===== DATASET SECTION =====
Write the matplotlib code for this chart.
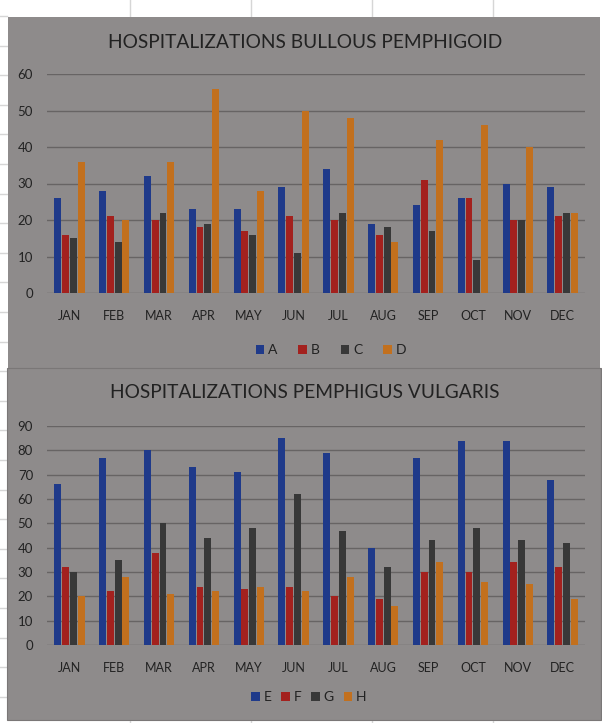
import matplotlib
matplotlib.use("Agg")
import matplotlib.pyplot as plt
from matplotlib.patches import Rectangle
from matplotlib.lines import Line2D
import numpy as np

# monthly hospitalizations
months = ["JAN", "FEB", "MAR", "APR", "MAY", "JUN",
          "JUL", "AUG", "SEP", "OCT", "NOV", "DEC"]

bp_names = ["A", "B", "C", "D"]
bp_a = [26, 28, 32, 23, 23, 29, 34, 19, 24, 26, 30, 29]
bp_b = [16, 21, 20, 18, 17, 21, 20, 16, 31, 26, 20, 21]
bp_c = [15, 14, 22, 19, 16, 11, 22, 18, 17, 9, 20, 22]
bp_d = [36, 20, 36, 56, 28, 50, 48, 14, 42, 46, 40, 22]

pv_names = ["E", "F", "G", "H"]
pv_e = [66, 77, 80, 73, 71, 85, 79, 40, 77, 84, 84, 68]
pv_f = [32, 22, 38, 24, 23, 24, 20, 19, 30, 30, 34, 32]
pv_g = [30, 35, 50, 44, 48, 62, 47, 32, 43, 48, 43, 42]
pv_h = [20, 28, 21, 22, 24, 22, 28, 16, 34, 26, 25, 19]

colors = ["#1f3a8a", "#a3211e", "#383838", "#c2701e"]
panel_bg = "#8e8b8b"
grid_col = "#676464"
text_col = "#222222"

W, H = 602, 723
plt.rcParams['font.family'] = ['Lato', 'DejaVu Sans']

fig = plt.figure(figsize=(W / 100, H / 100), dpi=100)
fig.patch.set_facecolor("white")


def fx(px):
    return px / W


def fy(py):
    return 1 - py / H


# faint worksheet cell lines around the pasted charts
sheet_col = "#d6d6d6"
for x in [130, 251, 372, 493]:
    fig.add_artist(Line2D([fx(x), fx(x)], [fy(0), fy(17)], color=sheet_col, lw=1, zorder=-10))
    fig.add_artist(Line2D([fx(x), fx(x)], [fy(720), fy(723)], color=sheet_col, lw=1, zorder=-10))
for y in np.arange(16, 723, 29.6):
    fig.add_artist(Line2D([0, fx(7)], [fy(y), fy(y)], color=sheet_col, lw=1, zorder=-10))

# grey chart areas
fig.add_artist(Rectangle((fx(8), fy(368)), fx(600) - fx(8), fy(17) - fy(368),
                         facecolor=panel_bg, edgecolor="none", zorder=-5))
fig.add_artist(Rectangle((fx(7), fy(720)), fx(601) - fx(7), fy(368) - fy(720),
                         facecolor=panel_bg, edgecolor="#7a7777", lw=0.8, zorder=-5))


def panel(series, names, title, ymax, top_px, zero_px, title_y, leg_xy, leg_space):
    ax = fig.add_axes([fx(47), fy(zero_px), fx(585) - fx(47), fy(top_px) - fy(zero_px)])
    ax.set_facecolor("none")
    x = np.arange(len(months))
    width = 0.155
    step = 0.174
    handles = []
    for i, (vals, name) in enumerate(zip(series, names)):
        b = ax.bar(x + (i - 1.5) * step, vals, width, color=colors[i], label=name, zorder=3)
        handles.append(b)
    ax.set_xlim(-0.5, len(months) - 0.5)
    ax.set_ylim(0, ymax)
    ax.set_yticks(np.arange(0, ymax + 1, 10))
    ax.set_xticks(x)
    ax.set_xticklabels(months)
    ax.yaxis.grid(True, color=grid_col, lw=1.0, zorder=0)
    ax.set_axisbelow(True)
    for s in ax.spines.values():
        s.set_visible(False)
    ax.tick_params(axis="y", length=0, pad=10, labelsize=9.5, labelcolor=text_col)
    ax.tick_params(axis="x", length=0, pad=12, labelsize=9, labelcolor=text_col)
    fig.text(fx(305), fy(title_y), title, ha="center", va="center",
             fontsize=13.8, color=text_col)
    fig.legend(handles=handles, labels=names, loc="center",
               bbox_to_anchor=(fx(leg_xy[0]), fy(leg_xy[1])),
               ncol=4, frameon=False, fontsize=10, labelcolor=text_col,
               handlelength=0.6, handleheight=0.6, handletextpad=0.3,
               columnspacing=leg_space)
    return ax


panel([bp_a, bp_b, bp_c, bp_d], bp_names, "HOSPITALIZATIONS BULLOUS PEMPHIGOID",
      60, 74, 293, 42, (331, 350), 1.5)
panel([pv_e, pv_f, pv_g, pv_h], pv_names, "HOSPITALIZATIONS PEMPHIGUS VULGARIS",
      90, 426, 645, 392, (309, 697), 0.7)

fig.savefig("out.png", dpi=100, facecolor=fig.get_facecolor())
=====
Restate the data word for word from its first line through the line with "return 1 - py / H", leaving out any picture along the way.

Write the matplotlib code for this chart.
import matplotlib
matplotlib.use("Agg")
import matplotlib.pyplot as plt
from matplotlib.patches import Rectangle
from matplotlib.lines import Line2D
import numpy as np

# monthly hospitalizations
months = ["JAN", "FEB", "MAR", "APR", "MAY", "JUN",
          "JUL", "AUG", "SEP", "OCT", "NOV", "DEC"]

bp_names = ["A", "B", "C", "D"]
bp_a = [26, 28, 32, 23, 23, 29, 34, 19, 24, 26, 30, 29]
bp_b = [16, 21, 20, 18, 17, 21, 20, 16, 31, 26, 20, 21]
bp_c = [15, 14, 22, 19, 16, 11, 22, 18, 17, 9, 20, 22]
bp_d = [36, 20, 36, 56, 28, 50, 48, 14, 42, 46, 40, 22]

pv_names = ["E", "F", "G", "H"]
pv_e = [66, 77, 80, 73, 71, 85, 79, 40, 77, 84, 84, 68]
pv_f = [32, 22, 38, 24, 23, 24, 20, 19, 30, 30, 34, 32]
pv_g = [30, 35, 50, 44, 48, 62, 47, 32, 43, 48, 43, 42]
pv_h = [20, 28, 21, 22, 24, 22, 28, 16, 34, 26, 25, 19]

colors = ["#1f3a8a", "#a3211e", "#383838", "#c2701e"]
panel_bg = "#8e8b8b"
grid_col = "#676464"
text_col = "#222222"

W, H = 602, 723
plt.rcParams['font.family'] = ['Lato', 'DejaVu Sans']

fig = plt.figure(figsize=(W / 100, H / 100), dpi=100)
fig.patch.set_facecolor("white")


def fx(px):
    return px / W


def fy(py):
    return 1 - py / H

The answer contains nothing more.